高度成長期の1960年代末、日本の歌謡シーンに燦然と登場したのは「怨歌」の藤圭子(62)だった。ほの暗い世界を歌って支持を得た「昭和の歌姫」は、90年代後半、「平成のディーバ」宇多田ヒカル(30)の母として再び脚光を集めた。その彼女が突然、なぜ自ら死を選んだのか。
 

 ヒカルは98年に、15歳でデビューすると、いきなり800万枚を売り上げ、鮮烈なデビューを飾る。作詞作曲も手がけ、立て続けにミリオンセラーを飛ばした。やがて世界に目を向け、2000年にコロンビア大学に入学。04年には全米デビューを果たした。

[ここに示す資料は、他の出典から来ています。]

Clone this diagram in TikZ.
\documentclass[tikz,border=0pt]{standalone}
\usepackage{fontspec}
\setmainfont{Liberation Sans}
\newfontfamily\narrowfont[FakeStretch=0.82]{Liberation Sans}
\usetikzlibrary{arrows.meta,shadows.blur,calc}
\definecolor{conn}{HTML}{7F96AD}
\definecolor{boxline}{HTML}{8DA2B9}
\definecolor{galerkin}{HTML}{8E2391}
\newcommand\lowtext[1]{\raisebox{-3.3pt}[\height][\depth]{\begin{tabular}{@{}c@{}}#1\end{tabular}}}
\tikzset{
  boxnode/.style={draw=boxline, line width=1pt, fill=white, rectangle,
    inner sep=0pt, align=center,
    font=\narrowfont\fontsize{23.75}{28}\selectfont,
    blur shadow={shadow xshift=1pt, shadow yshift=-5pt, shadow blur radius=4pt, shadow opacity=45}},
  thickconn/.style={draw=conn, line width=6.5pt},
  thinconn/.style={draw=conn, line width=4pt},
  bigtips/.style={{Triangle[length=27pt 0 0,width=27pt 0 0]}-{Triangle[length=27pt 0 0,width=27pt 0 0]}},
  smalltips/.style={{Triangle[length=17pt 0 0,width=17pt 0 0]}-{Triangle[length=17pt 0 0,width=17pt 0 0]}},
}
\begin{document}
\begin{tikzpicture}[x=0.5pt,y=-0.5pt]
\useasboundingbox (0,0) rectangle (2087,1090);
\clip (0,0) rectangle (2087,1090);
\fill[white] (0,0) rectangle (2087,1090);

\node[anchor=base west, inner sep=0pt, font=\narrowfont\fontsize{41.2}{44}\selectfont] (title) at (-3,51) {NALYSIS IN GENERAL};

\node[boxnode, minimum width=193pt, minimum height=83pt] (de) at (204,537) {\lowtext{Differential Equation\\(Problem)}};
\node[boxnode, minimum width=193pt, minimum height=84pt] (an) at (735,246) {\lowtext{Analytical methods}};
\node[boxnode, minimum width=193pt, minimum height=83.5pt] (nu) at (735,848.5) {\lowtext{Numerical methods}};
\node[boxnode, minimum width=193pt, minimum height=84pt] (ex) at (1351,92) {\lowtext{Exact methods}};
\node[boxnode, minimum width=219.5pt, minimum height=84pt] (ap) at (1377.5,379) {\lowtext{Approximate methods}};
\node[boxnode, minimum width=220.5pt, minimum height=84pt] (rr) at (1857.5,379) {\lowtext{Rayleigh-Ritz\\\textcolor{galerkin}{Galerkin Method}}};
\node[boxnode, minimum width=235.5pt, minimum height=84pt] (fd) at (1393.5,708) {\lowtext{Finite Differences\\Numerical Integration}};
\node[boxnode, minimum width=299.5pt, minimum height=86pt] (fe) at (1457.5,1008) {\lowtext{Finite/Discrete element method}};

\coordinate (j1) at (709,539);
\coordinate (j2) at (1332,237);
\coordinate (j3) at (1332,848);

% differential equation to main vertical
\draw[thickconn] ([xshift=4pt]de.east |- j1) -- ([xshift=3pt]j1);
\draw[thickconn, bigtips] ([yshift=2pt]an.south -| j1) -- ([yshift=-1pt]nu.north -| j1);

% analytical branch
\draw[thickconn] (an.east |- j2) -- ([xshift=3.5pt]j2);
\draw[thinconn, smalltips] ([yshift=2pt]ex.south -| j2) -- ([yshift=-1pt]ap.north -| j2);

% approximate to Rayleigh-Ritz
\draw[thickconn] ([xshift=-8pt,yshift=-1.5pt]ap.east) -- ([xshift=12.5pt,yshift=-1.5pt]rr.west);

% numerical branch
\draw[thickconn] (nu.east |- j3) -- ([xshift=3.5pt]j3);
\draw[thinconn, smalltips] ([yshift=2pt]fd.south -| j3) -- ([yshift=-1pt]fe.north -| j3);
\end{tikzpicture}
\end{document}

 一方で、ヒカルが稼ぎ出す莫大な収入を前に、藤の感覚はおかしくなっていく。06年3月、ニューヨークのJFK国際空港で米司法省麻薬取締局が藤を摘発した。藤が持ち込もうとした米ドルなど現金計約4900万円相当を差し押さえ。麻薬犬が微量の規制薬物も見つけたと報じられた。藤は「違法なカネではなく、麻薬への関与は一切ない」と主張。後に主張は認められ、没収された現金は返却されたが、異常な金銭感覚が世に知られることになった。